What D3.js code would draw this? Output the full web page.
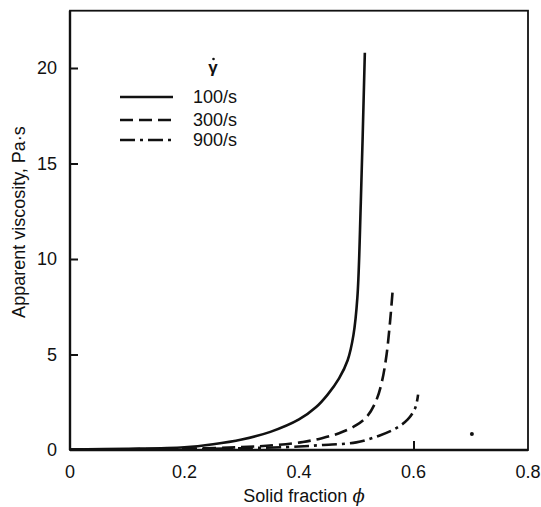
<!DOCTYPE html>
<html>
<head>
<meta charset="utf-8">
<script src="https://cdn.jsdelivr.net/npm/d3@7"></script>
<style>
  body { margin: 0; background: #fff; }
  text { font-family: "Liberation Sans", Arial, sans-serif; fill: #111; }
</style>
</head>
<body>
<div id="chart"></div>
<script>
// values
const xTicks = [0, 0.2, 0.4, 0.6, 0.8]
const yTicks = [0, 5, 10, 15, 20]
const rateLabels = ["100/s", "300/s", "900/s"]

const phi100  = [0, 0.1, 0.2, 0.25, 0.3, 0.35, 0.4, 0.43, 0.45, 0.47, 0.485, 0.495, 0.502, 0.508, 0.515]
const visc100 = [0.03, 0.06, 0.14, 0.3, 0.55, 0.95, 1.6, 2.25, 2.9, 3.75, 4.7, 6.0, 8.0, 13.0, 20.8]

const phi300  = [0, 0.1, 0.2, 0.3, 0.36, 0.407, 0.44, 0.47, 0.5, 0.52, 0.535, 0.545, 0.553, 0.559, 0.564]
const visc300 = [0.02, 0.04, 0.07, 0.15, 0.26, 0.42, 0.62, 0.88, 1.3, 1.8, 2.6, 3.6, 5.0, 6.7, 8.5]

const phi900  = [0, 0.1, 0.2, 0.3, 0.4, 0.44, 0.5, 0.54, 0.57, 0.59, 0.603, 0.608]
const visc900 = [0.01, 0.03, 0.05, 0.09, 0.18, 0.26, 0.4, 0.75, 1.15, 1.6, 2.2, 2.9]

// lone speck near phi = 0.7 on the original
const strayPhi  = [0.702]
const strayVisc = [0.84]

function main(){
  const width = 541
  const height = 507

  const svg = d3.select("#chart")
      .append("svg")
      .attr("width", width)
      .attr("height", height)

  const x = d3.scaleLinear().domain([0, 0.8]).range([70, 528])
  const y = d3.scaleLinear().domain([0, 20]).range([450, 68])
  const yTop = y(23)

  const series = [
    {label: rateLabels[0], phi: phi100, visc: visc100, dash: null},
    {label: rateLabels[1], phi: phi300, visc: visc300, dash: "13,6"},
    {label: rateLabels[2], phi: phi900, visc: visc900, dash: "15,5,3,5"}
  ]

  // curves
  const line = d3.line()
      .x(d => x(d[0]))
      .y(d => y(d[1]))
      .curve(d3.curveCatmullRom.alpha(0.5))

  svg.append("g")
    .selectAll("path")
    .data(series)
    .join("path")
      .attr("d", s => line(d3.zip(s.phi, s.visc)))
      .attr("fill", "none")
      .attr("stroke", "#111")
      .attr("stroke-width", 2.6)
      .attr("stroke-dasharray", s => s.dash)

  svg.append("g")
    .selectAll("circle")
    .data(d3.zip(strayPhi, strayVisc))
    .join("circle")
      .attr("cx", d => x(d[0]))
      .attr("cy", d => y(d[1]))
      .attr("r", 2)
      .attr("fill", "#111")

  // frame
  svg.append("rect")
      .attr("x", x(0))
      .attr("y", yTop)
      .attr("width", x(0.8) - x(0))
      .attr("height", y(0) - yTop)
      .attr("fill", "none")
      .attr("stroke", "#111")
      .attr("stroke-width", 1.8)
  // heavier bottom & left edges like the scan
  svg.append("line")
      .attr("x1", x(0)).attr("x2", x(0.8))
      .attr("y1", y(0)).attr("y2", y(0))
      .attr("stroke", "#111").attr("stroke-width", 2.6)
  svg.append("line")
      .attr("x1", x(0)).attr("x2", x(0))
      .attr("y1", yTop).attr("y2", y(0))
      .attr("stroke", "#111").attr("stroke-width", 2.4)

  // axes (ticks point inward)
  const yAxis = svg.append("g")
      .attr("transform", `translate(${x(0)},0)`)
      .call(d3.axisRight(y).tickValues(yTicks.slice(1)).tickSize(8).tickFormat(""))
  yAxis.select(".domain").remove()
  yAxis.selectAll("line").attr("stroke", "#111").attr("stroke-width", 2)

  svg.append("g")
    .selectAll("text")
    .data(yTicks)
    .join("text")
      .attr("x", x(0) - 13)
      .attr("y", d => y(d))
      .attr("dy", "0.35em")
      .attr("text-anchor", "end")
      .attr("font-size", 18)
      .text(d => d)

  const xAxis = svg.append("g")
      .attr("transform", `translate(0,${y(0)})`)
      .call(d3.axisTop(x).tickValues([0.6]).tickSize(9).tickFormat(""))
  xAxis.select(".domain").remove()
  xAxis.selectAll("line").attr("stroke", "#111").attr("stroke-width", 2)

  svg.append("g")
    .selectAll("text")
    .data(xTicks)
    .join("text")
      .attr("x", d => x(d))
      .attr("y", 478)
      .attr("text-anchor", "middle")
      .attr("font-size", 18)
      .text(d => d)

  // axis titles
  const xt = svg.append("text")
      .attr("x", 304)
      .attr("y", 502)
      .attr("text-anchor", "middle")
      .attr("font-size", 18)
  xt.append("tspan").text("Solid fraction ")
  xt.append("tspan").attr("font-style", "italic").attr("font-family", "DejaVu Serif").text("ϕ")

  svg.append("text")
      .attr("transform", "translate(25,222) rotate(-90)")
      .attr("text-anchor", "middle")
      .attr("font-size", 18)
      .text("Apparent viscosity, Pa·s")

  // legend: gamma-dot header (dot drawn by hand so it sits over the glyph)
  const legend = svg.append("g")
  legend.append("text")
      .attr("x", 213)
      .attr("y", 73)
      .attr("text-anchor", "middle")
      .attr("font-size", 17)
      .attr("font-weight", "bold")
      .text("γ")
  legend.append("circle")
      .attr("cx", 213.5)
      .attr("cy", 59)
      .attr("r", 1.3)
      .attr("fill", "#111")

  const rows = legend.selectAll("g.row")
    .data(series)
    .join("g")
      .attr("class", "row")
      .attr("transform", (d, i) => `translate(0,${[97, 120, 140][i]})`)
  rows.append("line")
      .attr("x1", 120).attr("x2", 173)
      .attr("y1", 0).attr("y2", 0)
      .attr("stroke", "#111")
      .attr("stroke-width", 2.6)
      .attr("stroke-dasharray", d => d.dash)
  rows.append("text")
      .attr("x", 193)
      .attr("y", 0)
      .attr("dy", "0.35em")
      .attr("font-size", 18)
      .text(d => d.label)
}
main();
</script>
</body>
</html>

════════

**Problem description:**
Omit the pictures, then repeat exactly each line from the beginning of the listing through the line with "5.0, 6.7, 8.5]".

**Task answer:**
What D3.js code would draw this? Output the full web page.
<!DOCTYPE html>
<html>
<head>
<meta charset="utf-8">
<script src="https://cdn.jsdelivr.net/npm/d3@7"></script>
<style>
  body { margin: 0; background: #fff; }
  text { font-family: "Liberation Sans", Arial, sans-serif; fill: #111; }
</style>
</head>
<body>
<div id="chart"></div>
<script>
// values
const xTicks = [0, 0.2, 0.4, 0.6, 0.8]
const yTicks = [0, 5, 10, 15, 20]
const rateLabels = ["100/s", "300/s", "900/s"]

const phi100  = [0, 0.1, 0.2, 0.25, 0.3, 0.35, 0.4, 0.43, 0.45, 0.47, 0.485, 0.495, 0.502, 0.508, 0.515]
const visc100 = [0.03, 0.06, 0.14, 0.3, 0.55, 0.95, 1.6, 2.25, 2.9, 3.75, 4.7, 6.0, 8.0, 13.0, 20.8]

const phi300  = [0, 0.1, 0.2, 0.3, 0.36, 0.407, 0.44, 0.47, 0.5, 0.52, 0.535, 0.545, 0.553, 0.559, 0.564]
const visc300 = [0.02, 0.04, 0.07, 0.15, 0.26, 0.42, 0.62, 0.88, 1.3, 1.8, 2.6, 3.6, 5.0, 6.7, 8.5]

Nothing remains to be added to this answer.